1. Field of the Invention
The invention relates to a method for manufacturing a complementary metal-oxide semiconductor (CMOS) device having a dual metal gate, and more particularly, to a method for manufacturing a CMOS device applied with a gate last process.
2. Description of the Prior Art
With a trend towards scaling down the CMOS size, conventional methods used to achieve optimization, such as reducing thickness of the gate dielectric layer, for example the thickness of silicon dioxide layer, have faced problems such as leakage current due to tunneling effect. In order to keep progression to next generation, high-K materials are used to replace the conventional silicon oxide to be the gate dielectric layer because it decreases physical limit thickness effectively, reduces leakage current, and obtains equivalent capacitor in an identical equivalent oxide thickness (EOT).
On the other hand, the conventional polysilicon gate also has faced problems such as inferior performance due to boron penetration and unavoidable depletion effect which increases equivalent thickness of the gate dielectric layer, reduces gate capacitance, and worsens a driving force of the devices. Thus double work function metals are used to replace the conventional polysilicon gate to be the control electrode that competent to the high-K gate dielectric layer.
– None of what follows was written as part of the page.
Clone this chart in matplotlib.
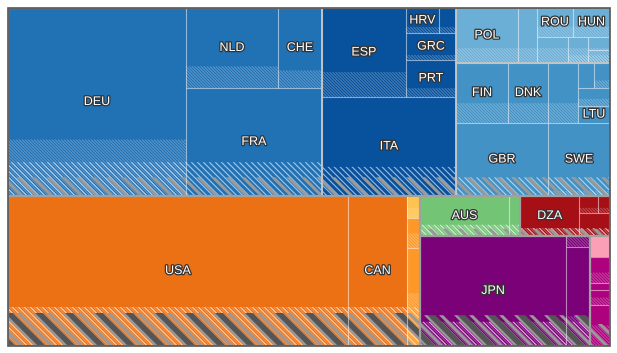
import numpy as np
import matplotlib
matplotlib.use("Agg")
import matplotlib.pyplot as plt
from matplotlib.patches import Rectangle
from matplotlib.collections import PolyCollection
import matplotlib.patheffects as pe

plt.rcParams['font.family'] = ['Liberation Sans', 'DejaVu Sans']

# ---------------- data ----------------
west_names = ['DEU', 'NLD', 'CHE', 'FRA']
west_vals = [334.6, 73.6, 35.2, 146.9]
west_share = [0.30, 0.27, 0.22, 0.0]

south_names = ['ESP', 'HRV', '', 'GRC', 'PRT', 'ITA']
south_vals = [74.8, 8.3, 4.3, 13.5, 18.5, 132.7]
south_share = [0.28, 0.24, 0.24, 0.19, 0.24, 0.0]

east_names = ['POL', '', 'ROU', 'HUN', '', '', '', '']
east_vals = [34.1, 10.5, 10.4, 10.7, 8.1, 5.2, 2.9, 2.9]
east_share = [0.0, 0.0, 0.35, 0.35, 0.0, 0.3, 0.0, 0.6]

north_names = ['FIN', 'DNK', '', '', '', '', 'LTU', 'GBR', 'SWE']
north_vals = [31.2, 24.0, 18.0, 4.0, 4.0, 5.8, 5.4, 67.2, 45.3]
north_share = [0.33, 0.33, 0.33, 0.0, 0.3, 0.4, 0.0, 0.0, 0.07]

amer_names = ['USA', 'CAN', '', '', '']
amer_vals = [510.0, 88.5, 2.9, 3.9, 12.7]
amer_share = [0.26, 0.26, 0.45, 0.5, 0.54]

ocea_names = ['AUS', '']
ocea_vals = [35.6, 4.4]
ocea_share = [0.28, 0.28]

afr_names = ['DZA', '', '', '']
afr_vals = [23.6, 3.2, 2.0, 7.1]
afr_share = [0.2, 0.3, 0.3, 0.3]

asia_names = ['JPN', '', '', '', '', '', '', '']
asia_vals = [160.6, 2.6, 23.8, 4.2, 5.2, 1.4, 3.0, 8.2]
asia_share = [0.22, 1.0, 0.3, 0.0, 0.4, 0.0, 0.5, 0.5]

# ---------------- styles ----------------
C_WEST, C_SOUTH, C_NORTH, C_EAST = '#2171b5', '#08519c', '#4292c6', '#6baed6'
amer_colors = ['#ec7014', '#ec7014', '#fec44f', '#fe9929', '#fe9929']
asia_colors = ['#7a0177', '#7a0177', '#7a0177', '#fa9fb5', '#ae017e', '#ae017e', '#ae017e', '#ae017e']

W, H = 602.0, 338.0

groups = {
    'west': (west_names, west_vals, west_share, [C_WEST] * 4),
    'south': (south_names, south_vals, south_share, [C_SOUTH] * 6),
    'east': (east_names, east_vals, east_share, [C_EAST] * 8),
    'north': (north_names, north_vals, north_share, [C_NORTH] * 9),
    'amer': (amer_names, amer_vals, amer_share, amer_colors),
    'ocea': (ocea_names, ocea_vals, ocea_share, ['#74c476'] * 2),
    'afr': (afr_names, afr_vals, afr_share, ['#a50f15'] * 4),
    'asia': (asia_names, asia_vals, asia_share, asia_colors),
}

def L(g, i):
    return ('leaf', g, i)

def G(t, bands, name):
    return ('group', t, bands, name)

tree_west = ('h', L('west', 0), ('v', ('h', L('west', 1), L('west', 2)), L('west', 3)))
tree_south = ('v', ('h', L('south', 0), ('v', ('h', L('south', 1), L('south', 2)), L('south', 3), L('south', 4))), L('south', 5))
tree_east = ('h', L('east', 0), L('east', 1), ('v', ('h', L('east', 2), L('east', 3)),
                                                ('h', L('east', 4), L('east', 5), ('v', L('east', 6), L('east', 7)))))
tree_north = ('v', ('h', L('north', 0), L('north', 1), L('north', 2),
                    ('v', ('h', L('north', 3), L('north', 4)), L('north', 5), L('north', 6))),
              ('h', L('north', 7), L('north', 8)))
tree_amer = ('h', L('amer', 0), L('amer', 1), ('v', L('amer', 2), L('amer', 3), L('amer', 4)))
tree_ocea = ('h', L('ocea', 0), L('ocea', 1))
tree_afr = ('h', L('afr', 0), ('v', ('h', L('afr', 1), L('afr', 2)), L('afr', 3)))
tree_purple = ('h', L('asia', 0), ('v', L('asia', 1), L('asia', 2)))
tree_pink = ('v', L('asia', 3), L('asia', 4), L('asia', 5), L('asia', 6), L('asia', 7))

europe = G(('h', G(tree_west, [(0.18, 'white')], 'sub'), G(tree_south, [(0.155, 'white')], 'sub'),
            ('v', G(tree_east, [(0.27, 'fine')], 'sub'), G(tree_north, [(0.14, 'white')], 'sub'))),
           [(0.10, 'gray')], 'cont')
rest = ('h', G(tree_amer, [(0.26, 'white'), (0.22, 'gray'), (0.22, 'darkgray')], 'cont'),
        ('v', ('h', G(tree_ocea, [(0.28, 'white'), (0.18, 'gray')], 'cont'),
                    G(tree_afr, [(0.2, 'white'), (0.18, 'gray')], 'cont')),
              ('h', G(tree_purple, [(0.22, 'white'), (0.28, 'gray'), (0.28, 'darkgray')], 'cont'),
                    G(tree_pink, [(0.2, 'gray')], 'cont'))))
root = ('v', europe, rest)

def total(node):
    kind = node[0]
    if kind == 'leaf':
        return groups[node[1]][1][node[2]]
    if kind == 'group':
        return total(node[1])
    return sum(total(c) for c in node[1:])

leaves, bands, gboxes = [], [], []

def layout(node, x, y, w, h, depth=0):
    kind = node[0]
    if kind == 'leaf':
        leaves.append((node, x, y, w, h))
        return
    if kind == 'group':
        layout(node[1], x, y, w, h, depth + 1)
        for k, (s, style) in enumerate(node[2]):
            bands.append((style, x, y, w, h, s, depth, k))
        gboxes.append((x, y, w, h, node[3]))
        return
    kids = node[1:]
    tot = sum(total(c) for c in kids)
    pos = 0.0
    for c in kids:
        f = total(c) / tot
        if kind == 'h':
            layout(c, x + pos * w, y, f * w, h, depth)
        else:
            layout(c, x, y + pos * h, w, f * h, depth)
        pos += f

layout(root, 0, 0, W, H)

# ---------------- drawing ----------------
fig = plt.figure(figsize=(6.17, 3.53), dpi=100)
ax = fig.add_axes([8 / 617, 7 / 353, 602 / 617, 338 / 353])
ax.set_xlim(0, W)
ax.set_ylim(H, 0)
ax.axis('off')

def clip_half(poly, sign, c):
    out = []
    n = len(poly)
    for k in range(n):
        p, q = poly[k], poly[(k + 1) % n]
        fp = sign * ((p[1] - p[0]) - c)
        fq = sign * ((q[1] - q[0]) - c)
        if fp >= 0:
            out.append(p)
        if (fp >= 0) != (fq >= 0):
            t = fp / (fp - fq)
            out.append((p[0] + t * (q[0] - p[0]), p[1] + t * (q[1] - p[1])))
    return out

def stripes(x0, y0, w, h, pitch, thick, color, alpha=1.0, z=3, offset=0.0):
    if h <= 0.3 or w <= 0.3:
        return
    rect = [(x0, y0), (x0 + w, y0), (x0 + w, y0 + h), (x0, y0 + h)]
    cmin = np.floor((y0 - (x0 + w)) / pitch) * pitch + offset
    polys = []
    for c in np.arange(cmin - pitch, (y0 + h) - x0 + pitch, pitch):
        p = clip_half(rect, 1, c)
        if len(p) >= 3:
            p = clip_half(p, -1, c + thick)
        if len(p) >= 3:
            polys.append(p)
    if polys:
        pc = PolyCollection(polys, facecolors=color, edgecolors='none', alpha=alpha, zorder=z)
        ax.add_collection(pc)

STY = {
    'fine': dict(pitch=3.0, thick=1.1, color='white', alpha=0.35),
    'white': dict(pitch=6.0, thick=1.6, color='white', alpha=0.6),
    'gray': dict(pitch=15.0, thick=4.2, color='#999999', alpha=1.0, offset=7.0),
    'darkgray': dict(pitch=30.0, thick=8.0, color='#555555', alpha=1.0),
}

for node, x, y, w, h in leaves:
    names, vals, share, cols = groups[node[1]]
    i = node[2]
    ax.add_patch(Rectangle((x, y), w, h, facecolor=cols[i], edgecolor='none', zorder=1))
    s = share[i]
    if s > 0:
        stripes(x, y + h * (1 - s), w, h * s, z=2, **STY['fine'])

for style, x, y, w, h, s, depth, k in bands:
    stripes(x, y + h * (1 - s), w, h * s, z=4 - depth * 0.1 + k * 0.01, **STY[style])

for node, x, y, w, h in leaves:
    ax.add_patch(Rectangle((x, y), w, h, facecolor='none', edgecolor='white', alpha=0.3, lw=0.8, zorder=5))
    names = groups[node[1]][0]
    lab = names[node[2]]
    if lab:
        t = ax.text(x + w / 2, y + h / 2, lab, ha='center', va='center', fontsize=9,
                    color='white', zorder=8)
        t.set_path_effects([pe.Stroke(linewidth=1.8, foreground='#333333'), pe.Normal()])

for x, y, w, h, name in gboxes:
    if name == 'cont':
        ax.add_patch(Rectangle((x, y), w, h, facecolor='none', edgecolor='#a0a0a0', lw=1.5, zorder=6.1))
    else:
        ax.add_patch(Rectangle((x, y), w, h, facecolor='none', edgecolor='#c4c4c4', lw=1.1, zorder=6))

ax.add_patch(Rectangle((0, 0), W, H, facecolor='none', edgecolor='#555555', lw=1.2, zorder=9, clip_on=False))

fig.savefig('out.png', dpi=100)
One of the double work function metal gates is used in an NMOS device and the other one is alternatively used in a PMOS device. It is well-known that compatibility and process control for the dual metal gate are more complicated, meanwhile thickness and composition controls for materials used in the dual metal gate method are more precise. The conventional dual metal gate methods are categorized into gate first process and gate last process. In a conventional dual metal gate method applied with the gate first process, the anneal process for forming the source/drain ultra-shallow junction, and the silicide process are performed after forming the metal gate. After the anneal process having such strict heat budget, it is found that a flat band voltage (Vfb) does not increase or decrease linearly with decrease of EOT of the high-K gate dielectric layer. Instead, a roll-off issue is observed.
Therefore, the gate last process is developed to improve the Vfb roll-off issue and avoid generating leakage current due to re-crystallization of the high-K gate dielectric layer happened in high-temperature processes, and to widen material choices for the high-K gate dielectric layer and the metal gate in the gate first process.